Timeline of Pat Finucane case

Wed, Dec 12, 2012, 00:00

   

1981 - Pat Finucane comes into the public eye when he acts as solicitor for Bobby Sands during the hunger-striker's successful campaign to be elected as a British MP. He handled the legal affairs of other hunger-strikers in the latter stages of their protest when, the prisoners believed, there would be legal moves made to revive them.

1987 - The British army's secret agent handling team, the Force Research Unit, recruits former loyalist paramilitary Brian Nelson to return to Northern Ireland and become an agent within the Ulster Defence Association. Nelson rises to become the UDA's intelligence chief.

1988 - Pat Finucane becomes widely known in Northern Ireland when he represents the families of three men killed in the so called "shoot to kill" episode in Armagh in 1982. He brought a successful High Court challenge to a coroners ruling that the RUC men involved in the killings should not be called to give evidence.

Pat Fincane represents Patrick McGeown, who was accused of helping to organise the March 1988 killing of two army corporals, when criminal charges against him are dropped.

January 1989 - British home office junior minister Douglas Hogg tells MPs that certain solicitors in Northern Ireland are "unduly sympathetic" to terrorist organisations, indicating he meant the IRA.

February 1989 - Pat Finucane is murdered by loyalist gunmen who burst into his home in north Belfast and shot him multiple times as he was having a meal with his children and wife Geraldine, who was wounded. SDLP and Sinn Féin politicians say Hogg's comments legitimised loyalist attacks on solicitors who represent republicans.

September 1989 - John Stevens, then deputy chief constable of Cambridgeshire Police, is appointed to investigate allegations of collaboration between the security forces and loyalist paramilitaries. A fire at the headquarters of the Stevens team the following January destroys many of their files.

Mr Stevens' investigations primarily dealt with security force files about potential republican assassination targets falling into the hands of loyalist paramilitaries. He found evidence of a "small number" of individual security force members passing on information but said such collusion was "neither widespread nor institutionalised".

January 1992 - Brian Nelson goes on trial at Belfast crown court. Col Gordon Kerr of the Force Research Unit tells the trial Nelson wanted to save lives. He said that Nelson's information allowed him to hand police 730 reports of possible assassination attempts against 217 individuals. Nelson is jailed for 10 years on five counts of conspiracy to murder.

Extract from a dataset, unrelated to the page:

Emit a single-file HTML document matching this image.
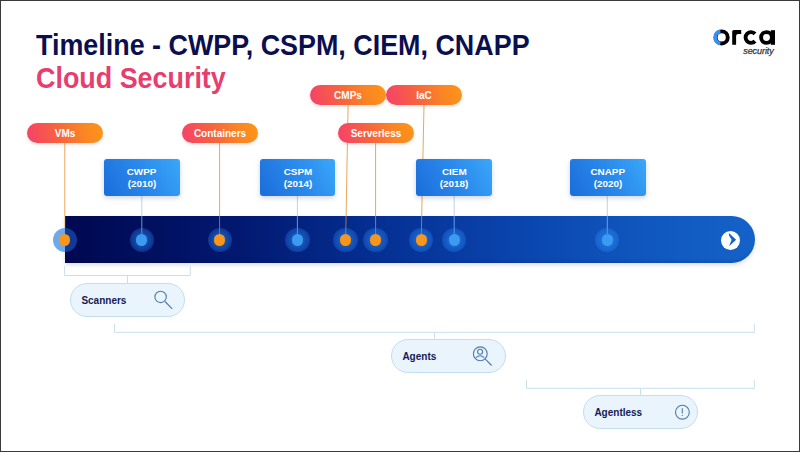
<!DOCTYPE html>
<html><head><meta charset="utf-8">
<style>
*{margin:0;padding:0;box-sizing:border-box}
html,body{width:800px;height:452px;overflow:hidden;background:#fff}
body{position:relative;font-family:"Liberation Sans",sans-serif}
#frame{position:absolute;left:0;top:0;width:800px;height:452px;border:1px solid #3a3a3a;z-index:50}
.t{position:absolute;left:36px;font-weight:bold;font-size:26.9px;transform:scaleY(1.07);transform-origin:0 0;white-space:nowrap;line-height:32px}
.t1{top:28.3px;color:#0c0f4e}
.t2{top:61.2px;color:#e63f6f}
.op{position:absolute;width:76px;height:20.4px;border-radius:10.2px;background:linear-gradient(75deg,#f5406b 0%,#f7623f 40%,#fa8424 72%,#fd9618 100%);color:#fff;font-weight:bold;font-size:10px;line-height:21.4px;text-align:center;box-shadow:0 1.5px 3px rgba(150,100,60,0.22);z-index:5}
.bb{position:absolute;width:75.5px;height:37.5px;border-radius:3px;background:linear-gradient(60deg,#1b6dda 0%,#2a8aec 55%,#3aa7f9 100%);color:#fff;font-weight:bold;font-size:9px;line-height:12.2px;text-align:center;padding-top:7.3px;box-shadow:0 2px 5px rgba(40,60,100,0.22);z-index:5}
.bb span{display:inline-block;transform:scaleX(1.1)}
.bar{position:absolute;left:64.8px;top:216px;width:690.2px;height:47.3px;border-radius:0 23.6px 23.6px 0;background:linear-gradient(90deg,#000850 0%,#021870 25%,#052f92 45%,#0a44ad 65%,#1058bf 85%,#1462c9 100%);box-shadow:inset 0 -4px 3px -2px rgba(0,0,40,0.12),0 2px 4px rgba(60,60,90,0.18)}
.dot{position:absolute;width:24.4px;height:24.4px;border-radius:50%;background:radial-gradient(circle closest-side,rgba(45,145,255,0.48) 45%,rgba(45,145,255,0.34) 80%,rgba(45,145,255,0.26) 100%);z-index:6}
.dot i{position:absolute;left:6.5px;top:6.5px;width:11.4px;height:11.4px;border-radius:50%}
.o i{background:#f8961c}
.b i{background:#3a9bf1}
.wp{position:absolute;width:115px;height:33.4px;border-radius:17px;background:#e9f4fc;border:1px solid #c4def0;color:#181a54;font-weight:bold;font-size:10px;line-height:33.5px;padding-left:10.4px;z-index:3}
svg{position:absolute;left:0;top:0}
</style></head>
<body>
<div id="frame"></div>
<div class="t t1">Timeline - CWPP, CSPM, CIEM, CNAPP</div>
<div class="t t2">Cloud Security</div>
<svg width="800" height="452" style="z-index:4">
 <g stroke="#eca65a" stroke-width="1">
  <line x1="64.8" y1="142" x2="64.8" y2="216"/>
  <line x1="219.6" y1="142" x2="219.6" y2="216"/>
  <line x1="348.1" y1="105" x2="346.1" y2="216"/>
  <line x1="375.6" y1="142" x2="375.6" y2="216"/>
  <line x1="424" y1="105" x2="421.7" y2="216"/>
 </g>
 <g stroke="#f0a850" stroke-width="1" opacity="0.6">
  <line x1="64.8" y1="216" x2="64.8" y2="240"/>
  <line x1="219.6" y1="216" x2="219.6" y2="240"/>
  <line x1="346.1" y1="216" x2="345.6" y2="240"/>
  <line x1="375.6" y1="216" x2="375.6" y2="240"/>
  <line x1="421.7" y1="216" x2="421.2" y2="240"/>
 </g>
 <g stroke="#bcd4ea" stroke-width="1">
  <line x1="141.8" y1="195" x2="141.8" y2="216"/>
  <line x1="297.4" y1="195" x2="297.4" y2="216"/>
  <line x1="454.2" y1="195" x2="454.2" y2="216"/>
  <line x1="607.3" y1="195" x2="607.3" y2="216"/>
 </g>
 <g stroke="#7fb6ee" stroke-width="1" opacity="0.8">
  <line x1="141.8" y1="216" x2="141.8" y2="240"/>
  <line x1="297.4" y1="216" x2="297.4" y2="240"/>
  <line x1="454.2" y1="216" x2="454.2" y2="240"/>
  <line x1="607.3" y1="216" x2="607.3" y2="240"/>
 </g>
 <g stroke="#c8dfec" stroke-width="1" fill="none">
  <polyline points="64.6,266 64.6,275.5 190.3,275.5 190.3,266"/>
  <line x1="127.5" y1="275.5" x2="127.5" y2="283.5"/>
  <polyline points="114.5,323.8 114.5,332.3 754.3,332.3 754.3,323.8"/>
  <line x1="434.6" y1="332.3" x2="434.6" y2="339.5"/>
  <polyline points="526.5,380 526.5,388.3 754.3,388.3 754.3,380"/>
  <line x1="640.5" y1="388.3" x2="640.5" y2="395.5"/>
 </g>
</svg>
<div class="op" style="left:27px;top:122.6px">VMs</div>
<div class="op" style="left:182px;top:122.6px">Containers</div>
<div class="op" style="left:310px;top:84.9px">CMPs</div>
<div class="op" style="left:338px;top:122.6px">Serverless</div>
<div class="op" style="left:386px;top:84.9px">IaC</div>
<div class="bb" style="left:104px;top:158.5px"><span>CWPP</span><br><span>(2010)</span></div>
<div class="bb" style="left:259.8px;top:158.5px"><span>CSPM</span><br><span>(2014)</span></div>
<div class="bb" style="left:416.2px;top:158.5px"><span>CIEM</span><br><span>(2018)</span></div>
<div class="bb" style="left:570px;top:158.5px"><span>CNAPP</span><br><span>(2020)</span></div>
<div class="bar"></div>
<div class="dot o" style="left:52.60px;top:227.80px;background:linear-gradient(90deg,#6ea9ea 50%,#103a98 50%)"><i></i></div>
<div class="dot b" style="left:129.60px;top:227.80px"><i></i></div>
<div class="dot o" style="left:207.60px;top:227.80px"><i></i></div>
<div class="dot b" style="left:285.30px;top:227.80px"><i></i></div>
<div class="dot o" style="left:333.40px;top:227.80px"><i></i></div>
<div class="dot o" style="left:363.40px;top:227.80px"><i></i></div>
<div class="dot o" style="left:409.00px;top:227.80px"><i></i></div>
<div class="dot b" style="left:442.00px;top:227.80px"><i></i></div>
<div class="dot b" style="left:595.10px;top:227.80px"><i></i></div>
<div style="position:absolute;left:721.3px;top:230.5px;width:19px;height:19px;border-radius:50%;background:#fff;z-index:6"></div>
<div class="wp" style="left:70px;top:283.2px">Scanners</div>
<div class="wp" style="left:391px;top:339.3px">Agents</div>
<div class="wp" style="left:583px;top:395.2px">Agentless</div>
<svg width="800" height="452" style="z-index:7">
 <g fill="none" stroke-width="3.9">
  <circle cx="721.7" cy="37.4" r="6.05" stroke="#000"/>
  <path d="M720.4 31.4 A6.05 6.05 0 0 0 720.4 43.4" stroke="#3b8ef2"/>
  <path d="M755 33.9 A5.4 5.4 0 1 0 755 41.1" stroke="#000"/>
  <circle cx="766.5" cy="37.5" r="5.4" stroke="#000"/>
 </g>
 <path d="M732.2 44.8 V31.6 Q732.2 30.1 733.8 30.1 H741.2 V34 H738.2 Q736.1 34 736.1 36.1 V44.8 Z" fill="#000"/>
 <rect x="770.8" y="30.2" width="4.2" height="14.6" fill="#000"/>
 <text x="743.2" y="53.6" font-family="Liberation Sans" font-style="italic" font-size="9" fill="#333" stroke="#333" stroke-width="0.25" textLength="30.6">security</text>
 <path d="M728.9 233.1 L736.1 239.7 L729.1 246.2 L731.6 239.7 L728.9 235.3 Z" fill="#1760c8"/>
 <g fill="none" stroke="#4c79ab" stroke-width="1.1">
  <circle cx="160.6" cy="296.9" r="5.7"/>
  <path d="M165 301.5 L172.2 308.9"/>
  <circle cx="480.3" cy="353.8" r="6.9"/>
  <circle cx="480.1" cy="351.8" r="2.5"/>
  <path d="M476 357.6 Q480 354 484.3 357.6"/>
  <path d="M485.3 359.2 L491.6 365.5"/>
  <circle cx="682.4" cy="412.2" r="6.9"/>
  <path d="M682.3 408.2 V413.6 M682.3 415 V416"/>
 </g>
</svg>
</body></html>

April 1993 - John Stevens begins the second inquiry into the security forces in Northern Ireland.

March 1998 - United Nations special investigator Param Cumaraswamy accuses the RUC of "systematic intimidation" of lawyers representing paramilitary suspects. He calls for an independent inquiry into the killing of Pat Finucane.

April 1999 - John Stevens, now deputy commissioner of the Metropolitan police, returns again to Northern Ireland to launch a third inquiry.

June 1999 - Former UDA quartermaster William Stobie, also a police informant, charged with the murder of Mr Finucane, but later acquitted. He was murdered in December 2001 by the Red Hand Defenders, a cover name used in the past by the UDA and Loyalist Volunteer Force.